Crecemos y
dejamos por algún desván de la memoria los tiempos en los que sabíamos hacer tantas
cosas con las manos..
Muchos
pescadores arrinconamos el cuerpo sobre una silla, un teclado, una pantalla
dedicados a cualquier oficio en el que sólo trabajan las neuronas. Tristes
trabajos estos, por mucho que estén social o económicamente prestigiados. Algo
se va muriendo en nuestra alma por inmovilizar al salvaje que somos con las
cadenas de la rutina y el sedentarismo por mucho que algunos quieran engañarle con
gimnasias y magnesias.
Por eso el
entusiasmo, la pasión y la locura de salir al río como cuando niños hacíamos
novillos. E idéntica pasión ponemos en aprender a hacer, de nuevo, con las
manos, nuestros propios señuelos diminutos.

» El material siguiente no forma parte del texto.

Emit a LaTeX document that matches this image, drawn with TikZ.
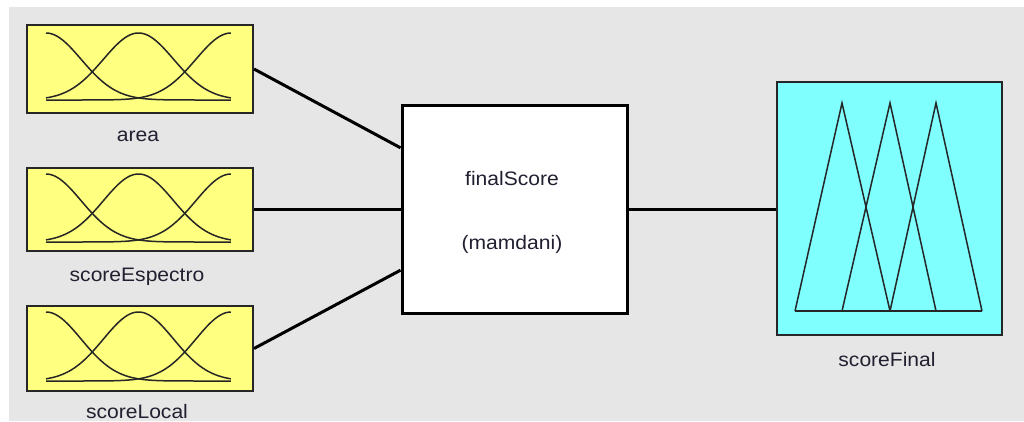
\documentclass[tikz,border=0pt]{standalone}
\usepackage{fontspec}
\setmainfont{Liberation Sans}[FakeStretch=1.08]
\usetikzlibrary{calc}
\definecolor{bg}{HTML}{E6E6E6}
\definecolor{inyellow}{HTML}{FFFF80}
\definecolor{outcyan}{HTML}{80FFFF}
\definecolor{txt}{HTML}{202030}
\newcommand\mfgauss[4]{%
  \foreach \c in {0,0.5,1}{%
    \draw[mfline] plot[domain=0:1,samples=80,smooth]
      ({#1+(#2-#1)*\x},{#4-(#4-#3)*exp(-(\x-\c)*(\x-\c)/0.0722)});
  }}
\begin{document}
\begin{tikzpicture}[x=1pt,y=-1pt,
  inbox/.style={draw=black!85,line width=2pt,fill=inyellow,rectangle,inner sep=0pt,minimum width=226pt},
  outbox/.style={draw=black!85,line width=2pt,fill=outcyan,rectangle,inner sep=0pt},
  fisbox/.style={draw=black,line width=3pt,fill=white,rectangle,inner sep=0pt},
  lbl/.style={text=txt,inner sep=0pt,anchor=base,font=\fontsize{19.5}{24}\selectfont},
  mfline/.style={draw=black!85,line width=1.5pt},
  conn/.style={draw=black,line width=3pt}]
\useasboundingbox (0,0) rectangle (1024,421);
\fill[bg] (9,7) rectangle (1024,421);
% input boxes
\node[inbox,minimum height=88pt] (area) at (140,69) {};
\node[inbox,minimum height=83pt] (espectro) at (140,209.5) {};
\node[inbox,minimum height=85pt] (local) at (140,348.5) {};
\mfgauss{46}{231}{33}{100}
\mfgauss{46}{231}{174}{242}
\mfgauss{46}{231}{312}{381}
\node[lbl] (arealbl) at (138,141) {area};
\node[lbl] (espectrolbl) at (137,281) {scoreEspectro};
\node[lbl] (locallbl) at (137,418) {scoreLocal};
% FIS box
\node[fisbox,minimum width=225pt,minimum height=208pt] (fis) at (514.5,209) {};
\node[lbl] (fisname) at (512,185) {finalScore};
\node[lbl] (fistype) at (512,249) {(mamdani)};
% output box
\node[outbox,minimum width=225pt,minimum height=253pt] (final) at (889.5,208.5) {};
\draw[mfline] (795,311) -- (842,103) -- (890,311);
\draw[mfline] (842,311) -- (890,103) -- (936,311);
\draw[mfline] (890,311) -- (936,103) -- (982,311);
\draw[mfline] (795,311) -- (982,311);
\node[lbl] (finallbl) at (887,366) {scoreFinal};
% connectors
\draw[conn] (area.east) -- ($(fis.north west)!0.21!(fis.south west)$);
\draw[conn] (espectro.east) -- (espectro.east -| fis.west);
\draw[conn] (local.east) -- ($(fis.north west)!0.79!(fis.south west)$);
\draw[conn] (fis.east) -- (fis.east -| final.west);
\end{tikzpicture}
\end{document}
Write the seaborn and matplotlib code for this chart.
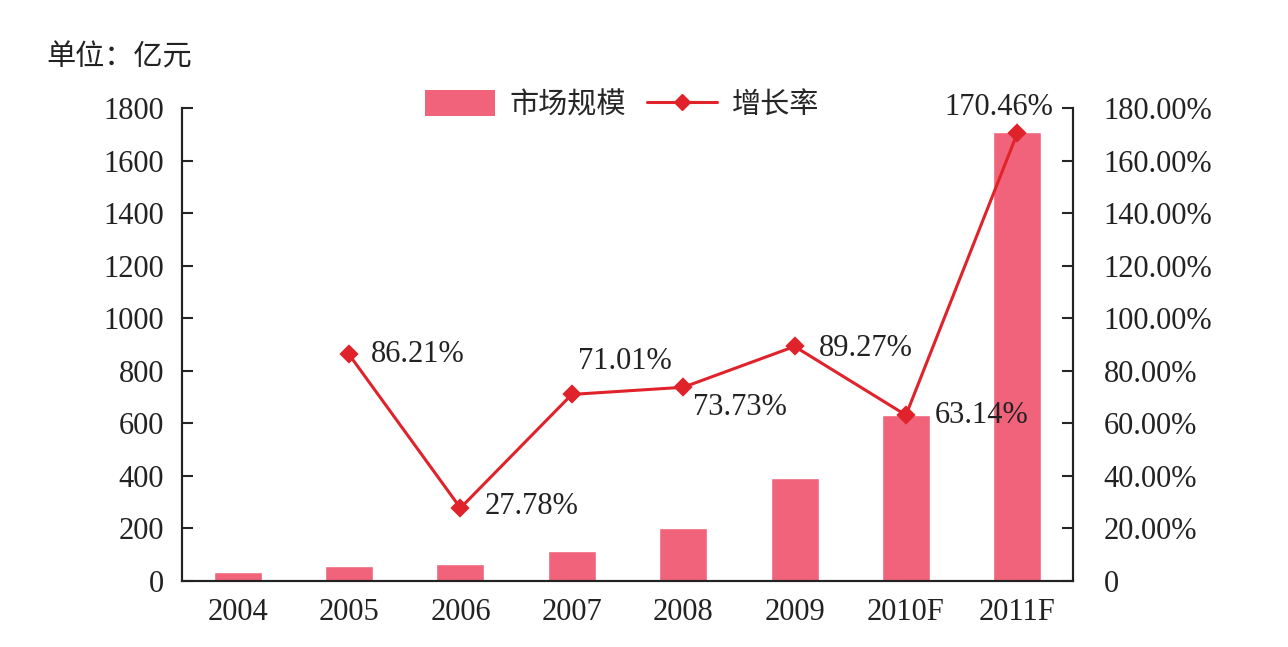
import numpy as np
import pandas as pd
import matplotlib
matplotlib.use('Agg')
import matplotlib.pyplot as plt
import seaborn as sns
from matplotlib.ticker import FuncFormatter, FixedLocator
from matplotlib.patches import Patch
from matplotlib.lines import Line2D

# data
years = ['2004', '2005', '2006', '2007', '2008', '2009', '2010F', '2011F']
market_size = [33, 57, 65, 115, 200, 392, 633, 1710]          # 亿元
growth_rate = [np.nan, 86.21, 27.78, 71.01, 73.73, 89.27, 63.14, 170.46]  # %
growth_labels = ['', '86.21%', '27.78%', '71.01%', '73.73%', '89.27%', '63.14%', '170.46%']
left_ticks = list(range(0, 1801, 200))
right_ticks = [0, 20, 40, 60, 80, 100, 120, 140, 160, 180]

BAR_COLOR = '#F0637A'
LINE_COLOR = '#E0232B'
TXT = '#222222'
FS = 22

sns.set_style('white')
plt.rcParams['font.family'] = ['Liberation Serif', 'Noto Sans CJK SC', 'DejaVu Sans']

df = pd.DataFrame({'year': years, 'size': market_size, 'growth': growth_rate})

fig = plt.figure(figsize=(12.88, 6.47), dpi=100)
ax = fig.add_axes([0.1413, 0.102, 0.6918, 0.731])

sns.barplot(data=df, x='year', y='size', order=years, color=BAR_COLOR,
            width=0.43, saturation=1, ax=ax)
ax.set_ylim(0, 1800)
ax.set_xlim(-0.5, len(years) - 0.5)
ax.set_xlabel(''); ax.set_ylabel('')
ax.yaxis.set_major_locator(FixedLocator(left_ticks))
ax.tick_params(axis='y', direction='in', length=8, width=1.5, labelsize=FS, pad=13,
               labelcolor=TXT)
ax.tick_params(axis='x', which='major', length=0, labelsize=FS, pad=12, labelcolor=TXT)
ax.set_xticks(np.arange(len(years) - 1) + 0.5, minor=True)
ax.tick_params(axis='x', which='minor', direction='in', length=8, width=1.5)

ax2 = ax.twinx()
sns.pointplot(data=df, x='year', y='growth', order=years, color=LINE_COLOR,
              markers='D', markersize=8, linewidth=2.2, ax=ax2)
ax2.set_ylim(0, 180)
ax2.set_xlim(-0.5, len(years) - 0.5)
ax2.set_xlabel(''); ax2.set_ylabel('')
ax2.yaxis.set_major_locator(FixedLocator(right_ticks))
ax2.yaxis.set_major_formatter(FuncFormatter(lambda v, p: '0' if v == 0 else f'{v:.2f}%'))
ax2.tick_params(axis='y', direction='in', length=8, width=1.5, labelsize=FS, pad=22,
                labelcolor=TXT)

for a in (ax, ax2):
    a.spines['top'].set_visible(False)
    for s in ('left', 'right', 'bottom'):
        a.spines[s].set_linewidth(1.5)
        a.spines[s].set_color(TXT)
    a.grid(False)

# data labels
offsets = [None, (22, 0, 'left'), (24, 2, 'left'), (53, 33, 'center'),
           (57, -20, 'center'), (24, -2, 'left'), (29, 0, 'left'), (-19, 26, 'center')]
for i, (lab, off) in enumerate(zip(growth_labels, offsets)):
    if not lab:
        continue
    dx, dy, ha = off
    ax2.annotate(lab, (i, growth_rate[i]), xytext=(dx, dy), textcoords='offset pixels',
                 ha=ha, va='center', fontsize=FS, color=TXT)

handles = [Patch(facecolor=BAR_COLOR, edgecolor='none'),
           Line2D([0], [0], color=LINE_COLOR, lw=2.2, marker='D', markersize=8)]
fig.legend(handles, ['市场规模', '增长率'], loc='center', bbox_to_anchor=(0.483, 0.838),
           ncol=2, frameon=False, fontsize=21, handlelength=2.4, handleheight=1.0,
           columnspacing=0.7, handletextpad=0.5)

fig.text(0.036, 0.91, '单位：亿元', fontsize=21, ha='left', va='center', color=TXT)

fig.savefig('out.png', dpi=100)
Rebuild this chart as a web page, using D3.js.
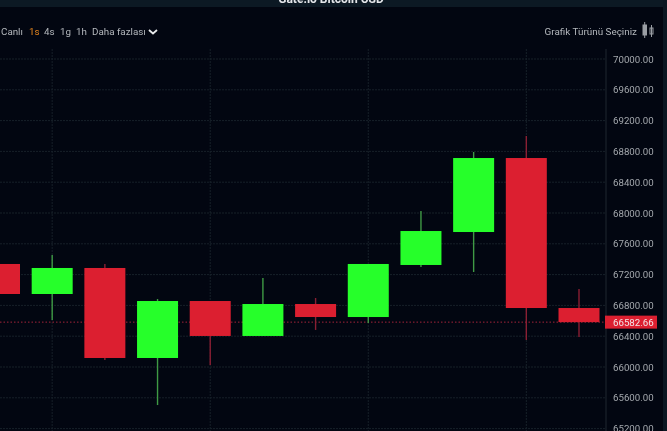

Recuperamos la magia del hacer,
esos objetos preciosos que sólo otro pescador podrá admirar, envidiar y desear
cuando los vea alineados, como soldaditos de plomo de otro tiempo, en una caja
bien surtita de ninfas y de moscas que logramos hacer nosotros solos, tras
horas y horas ante el torno, las hiladuras, los anzuelos, artesanos de nuevo,
de nuevo niños, de nuevo pescadores ancestrales preparando las armas del oficio
con pericia.
Es también
otro veneno, droga, elixir maravilloso, aprender a montar las propias moscas,
observar el infinito mundo de los bichos, imitar de forma realista,
impresionista o fantásticas unos seres vivos que son el alimento de las truchas
y de nuestra imaginación. Las manos, el cuerpo, el salvaje que somos, lo
agradecen.
Quien es
pescador y crea sus moscas sigue siendo aún más hombre que robot, más artista
que burócrata, más libre y menos esclavo del progreso y sus mentiras.